It has by now been widely reported by The New York Times and others that a “panel of federal judges struck down North Carolina’s congressional map on Tuesday, condemning it as unconstitutional because Republicans had drawn the map seeking a political advantage.”  Let it be clearly understood that this is not simply the court’s interpretation of the goings on in North Carolina, but an indisputable fact. As the court pointed out,
“Legislative Defendants do not dispute that the General Assembly intended for the 2016 Plan to favor supporters of Republican candidates and disfavor supporters of non-Republican candidates. Nor could they. The Republican-controlled North Carolina General Assembly expressly directed the legislators and consultant responsible for drawing the 2016 Plan to rely on ‘political data’—past election results specifying whether, and to what extent, particular voting districts had favored Republican or Democratic candidates, and therefore were likely to do so in the future—to draw a districting plan that would ensure Republican candidates would prevail in the vast majority of the state’s congressional districts.” 
You read that correctly. The state’s district map was drawn with the specific and open intention of favoring Republican candidates for Congress. In fact, “the state legislator responsible for drawing the 2016 Plan said he drew the map to advantage Republican candidates because he ‘think[s] electing Republicans is better than electing Democrats.’”
“But,” the court said, “that is not a choice the Constitution allows legislative mapdrawers to make. Rather, ‘the core principle of [our] republican government [is] that the voters should choose their representatives, not the other way around.’”
Given such blatant behavior, it would have been odd if the three-judge district court panel had not stricken down North Carolina’s gerrymandered congressional map. And since this case is doubtlessly headed for the Supreme Court, it will be just as odd if the high Court doesn’t deal with the case in the same way. It is hard to conceive of how the Court could uphold a scheme that is designed to discriminate against a group on the basis of beliefs protected by the First Amendment.
But, sometimes we are surprised. Aren’t we?

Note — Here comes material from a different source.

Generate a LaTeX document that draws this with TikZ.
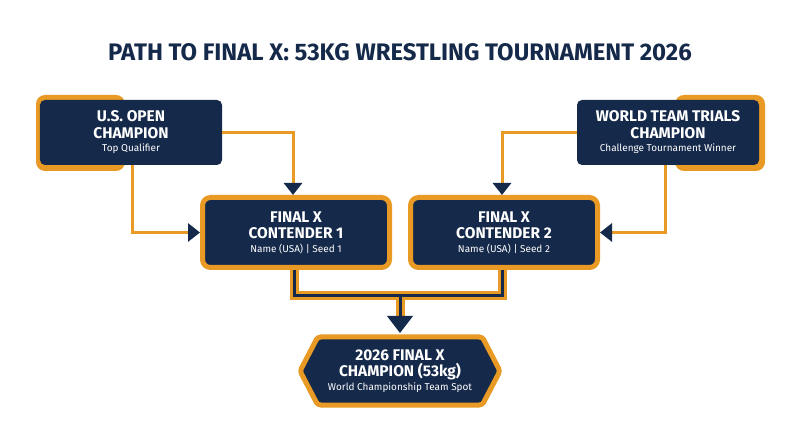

But it is worthy of note in this connection that gerrymandering only works for the House of Representatives. The voting area for Senate seats can’t be gerrymandered, because senators are elected by the entire state. The same would be true if there were no congressional districts and members of the House were elected at-large. By this is meant that a state-wide election would be held in which all of the candidates would compete for the seats of a given state. In a state with three representatives, the top three candidates in terms of votes would go to Congress to represent the state. In a state with fifty-three representatives, the top fifty-three would win congressional seats.

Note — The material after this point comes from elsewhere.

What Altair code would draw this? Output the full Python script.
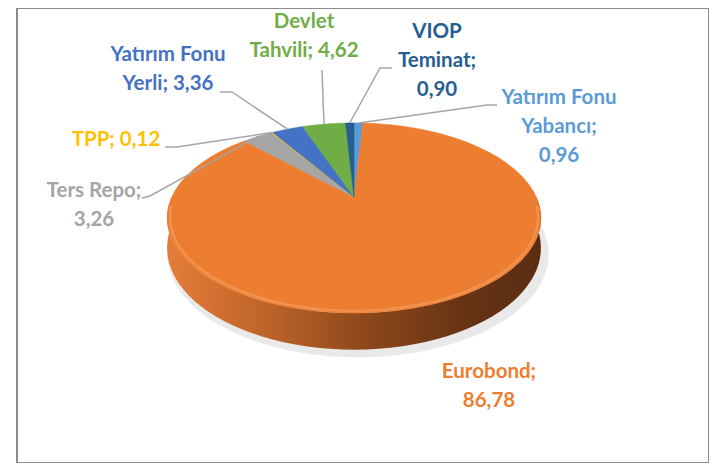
import altair as alt
import pandas as pd

# ---- data ----
categories = ["Yatırım Fonu Yabancı", "Eurobond", "Ters Repo", "TPP",
              "Yatırım Fonu Yerli", "Devlet Tahvili", "VIOP Teminat"]
values = [0.96, 86.78, 3.26, 0.12, 3.36, 4.62, 0.90]
label_names = ["Yatırım Fonu\nYabancı;", "Eurobond;", "Ters Repo;", "TPP;",
               "Yatırım Fonu\nYerli;", "Devlet\nTahvili;", "VIOP\nTeminat;"]
label_seps = ["\n", "\n", "\n", " ", " ", " ", "\n"]

# ---- style / layout ----
colors = ["#5B9BD5", "#ED7D31", "#A5A5A5", "#FFC000", "#4472C4", "#70AD47", "#255E91"]
label_x = [559, 489, 94, 116, 168, 304, 437]
label_y = [98, 372, 191, 140, 55, 22, 32]
elbow_x = [487, None, 150, 177, 232, 322, 380]
elbow_y = [105, None, 196, 147, 92, 70, 68]
end_x = [497, None, 142, 165, 220, 322, 392]
end_y = [105, None, 198, 147, 92, 70, 68]

CX, CY = 354, 197      # apex of the pie
A, B, K = 90.4, 182.3, 0.221   # perspective ellipse
D = 28.5               # depth of the wall
N = 60

df = pd.DataFrame({
    "cat": categories, "value": values, "order": list(range(len(values))),
    "name": label_names, "sep": label_seps,
    "lx": label_x, "ly": label_y,
    "ex": elbow_x, "ey": elbow_y, "tx": end_x, "ty": end_y,
})

xs = alt.Scale(domain=[17, 709], range=[0, 692], nice=False, zero=False)
ys = alt.Scale(domain=[8, 463], range=[0, 455], nice=False, zero=False)
cs = alt.Scale(domain=categories, range=colors)


def proj_x(u, v):
    return f"{CX} + {B} * ({u}) / (1 - {K} * ({v}))"


def proj_y(v, dep="0"):
    return f"{CY} + ({A} * ({v}) + ({dep})) / (1 - {K} * ({v}))"


def angles(ch):
    return (ch.transform_window(cum="sum(value)", sort=[alt.SortField("order")], frame=[None, 0])
              .transform_joinaggregate(total="sum(value)")
              .transform_calculate(t0="2*PI*(datum.cum - datum.value)/datum.total")
              .transform_calculate(t1="2*PI*datum.cum/datum.total"))


X = alt.X("X:Q", scale=xs, axis=None)
Y = alt.Y("Y:Q", scale=ys, axis=None)

# shadow under the pie
shadow = (alt.Chart(pd.DataFrame({"part": ["shadow"]}))
          .transform_calculate(idx=f"sequence(0, {2*N+1})")
          .transform_flatten(["idx"])
          .transform_calculate(th=f"2*PI*datum.idx/{2*N}")
          .transform_calculate(u="sin(datum.th)", v="-cos(datum.th)")
          .transform_calculate(X=proj_x("1.02*datum.u", "datum.v") + " + 4",
                               Y=proj_y("datum.v", f"{D} + 6"))
          .mark_line(filled=True, interpolate="linear-closed", color="#e9e9e9")
          .encode(x=X, y=Y, order="idx:Q"))

# wall (side of the cylinder)
wall = (alt.Chart(pd.DataFrame({"part": ["wall"]}))
        .transform_calculate(idx=f"sequence(0, {2*N+2})")
        .transform_flatten(["idx"])
        .transform_calculate(top=f"datum.idx <= {N} ? 1 : 0")
        .transform_calculate(th=f"datum.idx <= {N} ? PI/2 + PI*datum.idx/{N} : 3*PI/2 - PI*(datum.idx-{N+1})/{N}")
        .transform_calculate(u="sin(datum.th)", v="-cos(datum.th)")
        .transform_calculate(X=proj_x("datum.u", "datum.v"),
                             Y=proj_y("datum.v", f"(1-datum.top)*{D}"))
        .mark_line(filled=True, interpolate="linear-closed",
                   color=alt.LinearGradient(gradient="linear", x1=0, x2=1, y1=0, y2=0,
                                            stops=[alt.GradientStop(offset=0, color="#e57d37"),
                                                   alt.GradientStop(offset=0.25, color="#c0652a"),
                                                   alt.GradientStop(offset=0.55, color="#8a461a"),
                                                   alt.GradientStop(offset=0.8, color="#663314"),
                                                   alt.GradientStop(offset=1, color="#5a2d11")]))
        .encode(x=X, y=Y, order="idx:Q"))

# top face slices
slices = (angles(alt.Chart(df))
          .transform_calculate(idx=f"sequence(-1, {N+1})")
          .transform_flatten(["idx"])
          .transform_calculate(r="datum.idx < 0 ? 0 : 1")
          .transform_calculate(th=f"datum.t0 + (datum.t1 - datum.t0) * max(datum.idx, 0) / {N}")
          .transform_calculate(u="datum.r * sin(datum.th)", v="-datum.r * cos(datum.th)")
          .transform_calculate(X=proj_x("datum.u", "datum.v"), Y=proj_y("datum.v"))
          .mark_line(filled=True, interpolate="linear-closed", strokeWidth=0.6)
          .encode(x=X, y=Y, order="idx:Q", detail="cat:N",
                  color=alt.Color("cat:N", scale=cs, legend=None),
                  stroke=alt.Stroke("cat:N", scale=cs, legend=None)))

# bevel highlight along the front rim of the top face
rim = (alt.Chart(pd.DataFrame({"part": ["rim"]}))
       .transform_calculate(idx=f"sequence(0, {N+1})")
       .transform_flatten(["idx"])
       .transform_calculate(th=f"PI/2 + 0.1 + (PI - 0.2)*datum.idx/{N}")
       .transform_calculate(u="0.985*sin(datum.th)", v="-0.985*cos(datum.th)")
       .transform_calculate(X=proj_x("datum.u", "datum.v"), Y=proj_y("datum.v"))
       .mark_line(color="#f6a467", strokeWidth=2.5, opacity=0.55)
       .encode(x=X, y=Y, order="idx:Q"))

# leader lines
leaders = (angles(alt.Chart(df))
           .transform_filter("isValid(datum.ex)")
           .transform_calculate(tm="(datum.t0 + datum.t1)/2")
           .transform_calculate(pt="sequence(0, 3)")
           .transform_flatten(["pt"])
           .transform_calculate(u="sin(datum.tm)", v="-cos(datum.tm)")
           .transform_calculate(
               X="datum.pt == 0 ? " + proj_x("datum.u", "datum.v") + " : datum.pt == 1 ? datum.ex : datum.tx",
               Y="datum.pt == 0 ? " + proj_y("datum.v") + " : datum.pt == 1 ? datum.ey : datum.ty")
           .mark_line(color="#a6a6a6", strokeWidth=1.5)
           .encode(x=X, y=Y, order="pt:Q", detail="cat:N"))

# labels
labels = (alt.Chart(df)
          .transform_calculate(txt="datum.name + datum.sep + replace(format(datum.value, '.2f'), '.', ',')")
          .mark_text(font="Lato", fontWeight="bold", fontSize=20.5, lineHeight=29, lineBreak="\n",
                     align="center", baseline="middle")
          .encode(x=alt.X("lx:Q", scale=xs, axis=None), y=alt.Y("ly:Q", scale=ys, axis=None),
                  text="txt:N", color=alt.Color("cat:N", scale=cs, legend=None)))

chart = (alt.layer(shadow, wall, slices, rim, leaders, labels)
         .properties(width=692, height=455, autosize="none",
                     padding={"left": 9, "top": 0, "right": 0, "bottom": 0})
         .configure_view(stroke="#8c8c8c", strokeWidth=2))

chart.save("out.html", embed_options={"renderer": "svg", "actions": False})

No, the Constitution doesn’t require that members of the House be elected by district.  Electing representatives on an at-large basis would be perfectly permissible under the Constitution. Indeed it was not until 1842 that Congress enacted legislation requiring House members to be elected by single-member districts, and six states were electing their representatives on an at-large basis at the time. 
Would this give members of more marginal parties a chance to gain congressional seats that the current system doesn’t afford them? That could be bad or good, depending on your perspective, and depending on what sorts of parties increased their access. Nonetheless, we could expect the major parties to put forth enough candidates to make sure that all of the seats are covered, and there is no reason to suspect that people would be, because of this proposed change in this system, more inclined to vote for third parties than they are now. Besides, it is not at all clear that enhancing the electoral chances of third parties is a bad thing. A Green or Libertarian here or there would hardly be the end of the world. It is true that there are small parties that dream of visiting some ghastliness on us all someday, such as Nazis or full-blown Communists. But there is no reason to think that an at-large system will make them any more popular than they are at present.
Another possible concern is that in large states it will be difficult for people to keep track of all the candidates. That would be a problem if the idea was that people would be casting multiple votes. But they wouldn’t be doing that. They would only cast one vote, for the candidate they like the best. Finding the candidate one likes best shouldn’t be too onerous. And it will once and for all rid us of the superstition that geographic proximity equals similar political interests. It is quite possible for a candidate who resides on the other side of the state to represent your interests better than one who lives next door to you.
In any event, if gerrymandering is a problem to be gotten rid of, a good way to do that is to switch to at-large voting for members of the House.